Pure gibberish (unless you happen to know Snowman), a.k.a. exactly in line with the language's design goal of being as confusing as possible.

Input format is same as in the post, output format is also the same minus set( and ).

Ungolfed (or unminified, really):

}vgvgaC     // read two lines of input, concatenate
"[0-9]+"sM  // use a regex to grab all numbers
:10sB;aM    // essentially map(parseInt)
2aG         // take groups of 2 (i.e. all the ordered pairs)
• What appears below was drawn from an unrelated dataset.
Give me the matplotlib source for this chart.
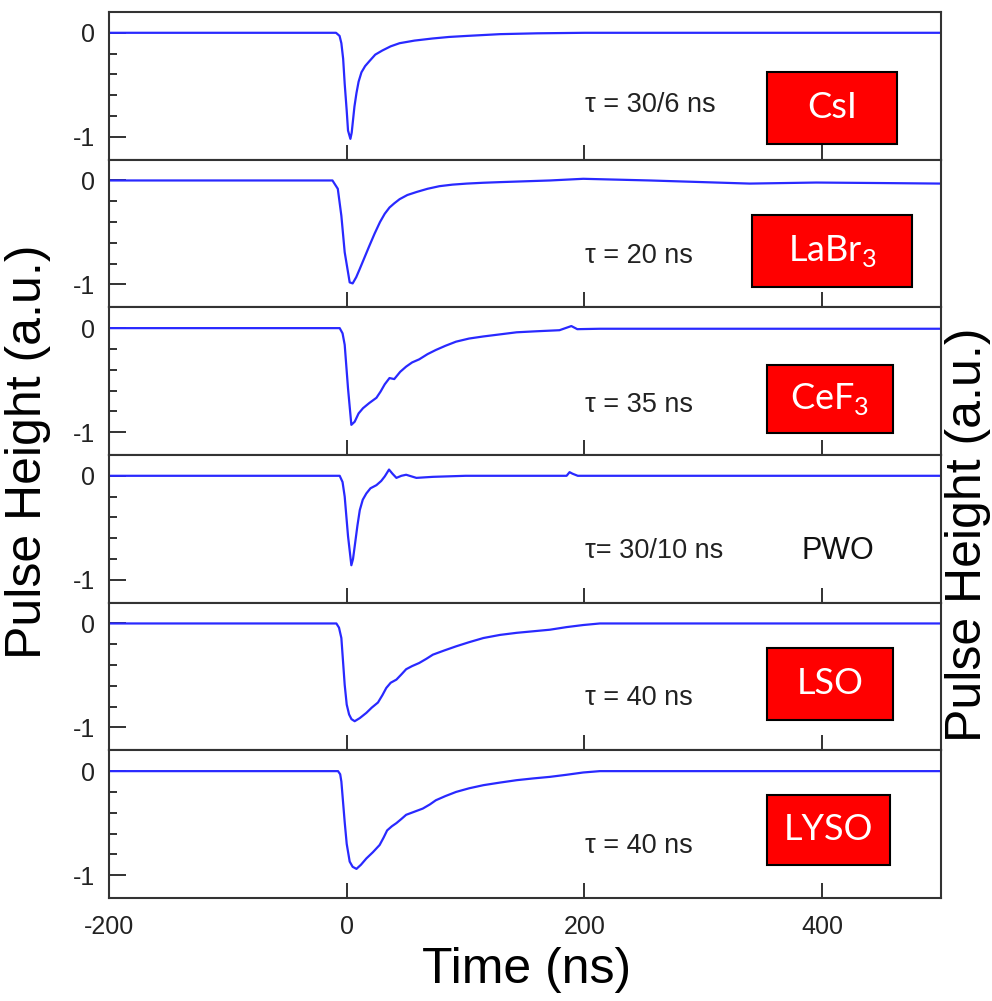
import matplotlib.pyplot as plt
from matplotlib.patches import Rectangle

plt.rcParams['font.family'] = ['Liberation Sans', 'DejaVu Sans']
plt.rcParams['mathtext.fontset'] = 'custom'
plt.rcParams['mathtext.rm'] = 'Lato'
plt.rcParams['axes.unicode_minus'] = False

W, H = 992, 1001

# pulse shapes (time in ns, height in a.u.)
t_csi = [-200, -9, -6, -4.5, -3, -1.7, 0, 1.1, 3.1, 4.2, 5.3, 6.5, 8.2, 10, 12.4, 15.5, 19.3, 24, 30, 37,
         44.5, 57, 72, 86, 101, 129, 160, 200, 500]
v_csi = [0, 0, -0.03, -0.10, -0.25, -0.49, -0.75, -0.94, -1.02, -0.96, -0.84, -0.71, -0.58, -0.47, -0.38,
         -0.32, -0.27, -0.21, -0.17, -0.13, -0.10, -0.075, -0.055, -0.04, -0.03, -0.013, -0.005, 0, 0]

t_labr = [-200, -12, -7.5, -4.5, -1.7, 2.5, 5, 8, 11, 15, 19, 23.5, 28, 32, 36, 40, 44.5, 51, 59, 68, 78,
          89, 101, 115, 129, 150, 171, 199, 255, 311, 339, 395, 451, 500]
v_labr = [0, 0, -0.08, -0.34, -0.69, -0.98, -0.99, -0.93, -0.85, -0.74, -0.63, -0.51, -0.40, -0.32, -0.26,
          -0.22, -0.18, -0.14, -0.11, -0.08, -0.055, -0.04, -0.03, -0.022, -0.016, -0.008, 0, 0.016,
          0.0, -0.02, -0.03, -0.02, -0.025, -0.03]

t_cef = [-200, -5.9, -3.5, -1.7, 1.1, 3.9, 6.7, 10, 13.7, 19, 25, 28.5, 32, 36, 40, 45, 50, 55, 61, 68, 75,
         83, 92, 103, 115, 129, 143, 160, 179, 189, 194, 213, 500]
v_cef = [0, 0, -0.05, -0.16, -0.58, -0.93, -0.90, -0.82, -0.77, -0.72, -0.67, -0.61, -0.54, -0.48, -0.49,
         -0.42, -0.37, -0.33, -0.30, -0.25, -0.21, -0.17, -0.13, -0.10, -0.08, -0.06, -0.04, -0.03,
         -0.02, 0.02, -0.01, -0.006, -0.006]

t_pwo = [-200, -5.9, -3.5, -1.7, 1.1, 3.9, 5.3, 6.7, 9, 11, 13.5, 16.5, 20, 25, 29, 32, 35.6, 38.5, 41.8,
         46, 50, 58.6, 72.5, 100, 185, 187.5, 190, 194.4, 500]
v_pwo = [0, 0, -0.06, -0.20, -0.58, -0.86, -0.80, -0.68, -0.48, -0.33, -0.23, -0.17, -0.12, -0.09,
         -0.05, -0.006, 0.06, 0.02, -0.02, 0.0, 0.01, -0.02, -0.01, 0, 0, 0.035, 0.02, 0, 0]

t_lso = [-200, -8.7, -6.5, -4.5, -1.7, 0, 2, 4, 6.7, 11, 16.5, 21, 26.3, 30, 33.3, 37, 41.8, 46, 50, 55,
         61, 67, 72.5, 82, 92, 103, 115, 129, 143, 157, 171, 185, 199, 213, 500]
v_lso = [0, 0, -0.04, -0.14, -0.59, -0.78, -0.875, -0.92, -0.94, -0.91, -0.86, -0.81, -0.76, -0.69,
         -0.62, -0.57, -0.54, -0.49, -0.44, -0.41, -0.38, -0.34, -0.30, -0.26, -0.22, -0.18, -0.14,
         -0.11, -0.09, -0.075, -0.06, -0.035, -0.015, 0, 0]

t_lyso = [-200, -7.3, -5.5, -4.5, -1.7, 0, 2.5, 5, 8.2, 12, 16.5, 22, 27.7, 31, 34, 38, 41.8, 46, 50,
          57, 64, 70, 75, 83, 92, 103, 115, 129, 143, 157, 171, 185, 199, 213, 500]
v_lyso = [0, 0, -0.03, -0.10, -0.49, -0.70, -0.87, -0.92, -0.94, -0.90, -0.84, -0.78, -0.71, -0.64,
          -0.57, -0.53, -0.50, -0.46, -0.42, -0.39, -0.36, -0.32, -0.28, -0.24, -0.20, -0.165,
          -0.135, -0.11, -0.087, -0.07, -0.055, -0.035, -0.013, 0, 0]

times = [t_csi, t_labr, t_cef, t_pwo, t_lso, t_lyso]
values = [v_csi, v_labr, v_cef, v_pwo, v_lso, v_lyso]
tau_labels = ['τ = 30/6 ns', 'τ = 20 ns', 'τ = 35 ns', 'τ= 30/10 ns', 'τ = 40 ns', 'τ = 40 ns']
crystals = ['CsI', r'LaBr$_\mathregular{3}$', r'CeF$_\mathregular{3}$', 'PWO', 'LSO', 'LYSO']
boxed = [True, True, True, False, True, True]

# boxes in picture pixels: left, top, right, bottom
boxes = [(767, 72, 897, 144), (752, 215, 912, 287), (767, 365, 893, 433), None,
         (767, 648, 893, 720), (767, 795, 890, 865)]
tau_y = [105, 256, 405, 551, 698, 846]


def main():
    fig = plt.figure(figsize=(W / 100, H / 100), dpi=100)
    left, right = 109 / W, 941 / W
    top, bottom = 1 - 12 / H, 1 - 898 / H
    gs = fig.add_gridspec(6, 1, left=left, right=right, top=top, bottom=bottom, hspace=0)

    for i in range(6):
        ax = fig.add_subplot(gs[i])
        ax.plot(times[i], values[i], color='#2929ff', lw=1.6)
        ax.set_xlim(-200, 500)
        ax.set_ylim(-1.22, 0.2)
        ax.set_yticks([0, -1])
        ax.set_yticklabels(['0', '-1'])
        ax.set_yticks([-0.2, -0.4, -0.6, -0.8], minor=True)
        ax.set_xticks([-200, 0, 200, 400])
        ax.tick_params(axis='both', which='both', direction='in', colors='#222222',
                       labelsize=18, right=False, top=False)
        ax.tick_params(axis='y', which='major', length=12, width=1.3, pad=10)
        ax.tick_params(axis='y', which='minor', length=6, width=1.3)
        ax.tick_params(axis='x', which='major', length=11, width=1.3, pad=12)
        for s in ax.spines.values():
            s.set_linewidth(1.5)
            s.set_color('#333333')
        if i < 5:
            ax.tick_params(axis='x', labelbottom=False)

        fig.text(585 / W, 1 - tau_y[i] / H, tau_labels[i], fontsize=19.5, color='#222222',
                 ha='left', va='center')
        if boxed[i]:
            x0, y0, x1, y1 = boxes[i]
            fig.add_artist(Rectangle((x0 / W, 1 - y1 / H), (x1 - x0) / W, (y1 - y0) / H,
                                     transform=fig.transFigure, facecolor='#ff0000',
                                     edgecolor='black', lw=1.5))
            fig.text((x0 + x1) / 2 / W, 1 - (y0 + y1) / 2 / H, crystals[i], family='Lato',
                     fontsize=26, color='white', ha='center', va='center')
        else:
            fig.text(838 / W, 1 - 551 / H, crystals[i], fontsize=22, color='#111111',
                     ha='center', va='center')

    fig.text(5 / W, 1 - 452 / H, 'Pulse Height (a.u.)', rotation=90, fontsize=36,
             ha='left', va='center')
    fig.text(945 / W, 1 - 535 / H, 'Pulse Height (a.u.)', rotation=90, fontsize=36,
             ha='left', va='center')
    fig.text(527 / W, 1 - 970 / H, 'Time (ns)', fontsize=36, ha='center', va='center')

    fig.savefig('out.png', dpi=100)


if __name__ == '__main__':
    main()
// now map over each ordered pair...
:
  AsO       // sort
  :nD;aF    // fold with division - with 2 array elements, this is just a[0]/a[1]
;aM

// we now have an array of short side to long side ratios
// take out the first one
0AAgaA      // active vars beg, b=array[0], g=the rest
*|          // store first ordered pair in permavar, bring the rest to top

// select indices where...
:
  #         // retrieve first ordered pair
  eQ        // equal?
;AsI

tSsP  // to-string and output

I'm pretty proud of some of the tricks I used in this one:

  • I used the same input format as in the post. But instead of trying to parse it somehow, which would get really messy, I just concatenated the two lines and then used a regex to extract all the numbers into one big array (with which I then did 2aG, i.e. get every group of 2).

  • :nD;aF is pretty fancy. It simply takes an array of two elements and divides the first one by the second one. Which seems pretty simple, but doing it the intuitive way (a[0]/a[1]) would be far, far longer in Snowman: 0aa`NiN`aA|,nD (and that's assuming we don't have to worry about messing with other existing variables). Instead, I used the "fold" method with a predicate of "divide," which, for an array of two elements, achieves the same thing.

  • 0AAgaA looks innocuous enough, but what it actually does is store a 0 to the variables, then takes all variables with an index greater than that (so, all variables except for the first one). But the trick is, instead of AaG (which would get rid of the original array and the 0), I used AAg, which keeps both. Now I use aA, at-index, using the very same 0 to get the first element of the array—furthermore, this is in consume-mode (aA instead of aa), so it gets rid of the 0 and original array too, which are now garbage for us.

    Alas, 0AAgaA*| does essentially the same thing that GolfScript does in one character: (. However, I still think it's pretty nice, by Snowman standards. :)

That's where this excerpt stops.